Imam Fouda: ‘Hate will be undone, and love will redeem us’
“Last Friday I stood in this mosque and saw hatred and rage in the eyes of the terrorist who killed 50 people, wounded 48 and broke the hearts of millions around the world. Today, from the same place I look out and I see the love and compassion in the eyes of thousands of fellow New Zealanders and human beings from across the globe who fill the hearts of millions.”
Lamia Imam: I cannot forgive the rhetoric that got us here
“Among the 50 people killed is my dad’s friend, Abdus Samad, who led prayers. I have been to their home. His kids and his wife won’t get to have him home because someone subscribed to racist beliefs. ‘Respectable racists’ like those in the media and politics might believe their beliefs are not as extreme as the shooter’s, but their words fuel hatred.”
Mahvash Ali: Wear a headscarf today if you respect what it means
“Every time I get a call I stick my phone in my hijab and go about my business. My colleagues at The Project love it. I call it my Muslim bluetooth.
“Once, a dear non-Muslim friend even tied a tea towel around his head and tried to stick his phone underneath. Hilarious, and a miserable fail. But no, I did not mind. Yes, I laughed till my stomach hurt. So, dear Kiwis, be assured when you put a scarf on your head Muslims will love it. Just don’t try it with a tea towel please.”
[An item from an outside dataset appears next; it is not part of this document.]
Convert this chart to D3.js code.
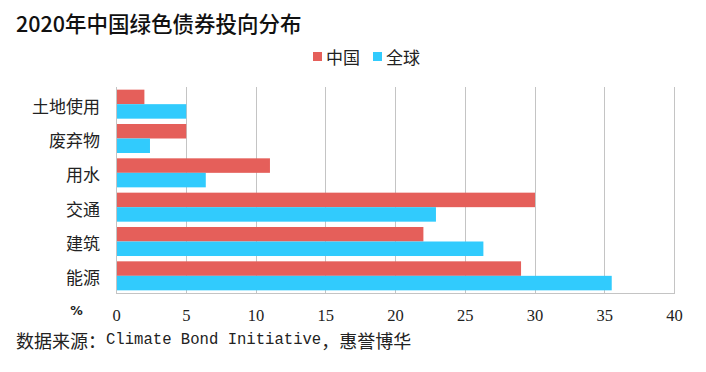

Hala Nasr: Islamophobia: A Personal Reflection
“When I was eight, drawing my self-portrait, a Pākehā girl in my class grabbed the beige crayon out of my hand, telling me to use the dark brown crayon instead. I refused to go to school that week. I never told my mama why.
“When I was eleven, I watched a terrorist attack unfold on a television in class. That day, my predominantly Pākehā classmates connected me to the terrorists, and for weeks asked me why my mother wore a scarf on her head. I would hide in the library at lunch times. I never told my mama.
“When I was 19, a boy I liked told me it wouldn’t work because I was a Muslim, and my family were Muslim. His mother wouldn’t approve. I didn’t bother telling him: neither would mine.”